ソフト名 | SfMステージ | MVSステージ | GPU使用状況 その他 |
---|---|---|---|
Metashape pro 1.7.0 | 78 | 347 | CUDA使用。DEM・オルソ生成可 |
Metashape pro 1.7.0 | 207 | 6720 | GPU不使用に設定 |
Metashape pro 1.7.1 (macOS) | 88 | 276 | M1 MacBook Air 8コアGPU使用, Rosetta2使用 |
Metashape pro 1.8.2 (macOS) | 81 | 197 | M1 MacBook Air 8コアGPU使用, M1 Native |
Regard3D 1.0.0 | 1342 | 1352 | GPU不使用。DEM・オルソ生成不可 |
COLMAP 3.7 | – | 全体で7380 | CUDAバージョンを使用。DEM・オルソ生成不可 |
MicMac 1.1 | 5340 | 5100 | GPUオプションはあるが要再コンパイルのため不使用。DEM・オルソ生成可 |
WebODM 1.9.11 | – | 全体で1222 | フォーラム記事ではGPU対応は不完全と思われるがタスクマネージャ上ではGPUが動いている。DEM・オルソ生成可 |
GPUをフル活用した有料のMetashape proと、GPUがデフォルトでは使えていないっぽい無料ソフトを比較するのは可哀そうだけど、圧倒的な速度差だね。
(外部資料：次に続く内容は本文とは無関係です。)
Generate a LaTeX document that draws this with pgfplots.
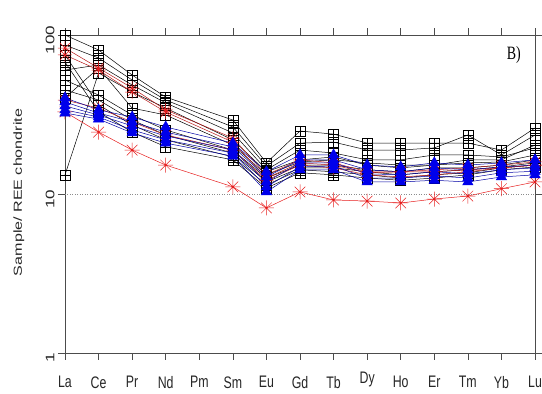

圧倒的な差というなら、Metashape proの3000ドル以上!という一般向け価格も圧倒的ね。速度は我慢して機能的な差があるかどうかを見るべきでしょうね。M1 macは噂通りの性能!
これらの無料ソフトを試用した限りでは、かかった時間を別にすれば、UAV画像についてはどのソフトも密な点群を生成することはできました。中でもWebODMは操作性を含めて完成度が高かったです。
しかしSKラボとしては、少しでも測量の費用を抑えるため、手持ち撮影でどれだけ結果を出せるかに興味があります。手持ち撮影は、
- 近景と遠景の距離の比が大きいことから、撮影時に近景のオーバーラップ率が小さくなりがち
- 天頂角の絶対値やばらつきが大きくなりがち
- 1枚の画像に占める水面の比率が大きくなりがち
- 河岸の植生など固定されていない被写体が多く写りがち
といった、写真測量ソフトにとって難しい条件の画像になりがちです。実はすでにいくつかの河川の画像で試したのですが、今までのところ、Metashape pro以外では結果が出せない場面が多いのです。手持ち撮影方法の改良も含め、無料ソフトでUAVを使わないでDEM・オルソを作成する方法を追求していきますので今後の報告にご期待ください。 Have fun!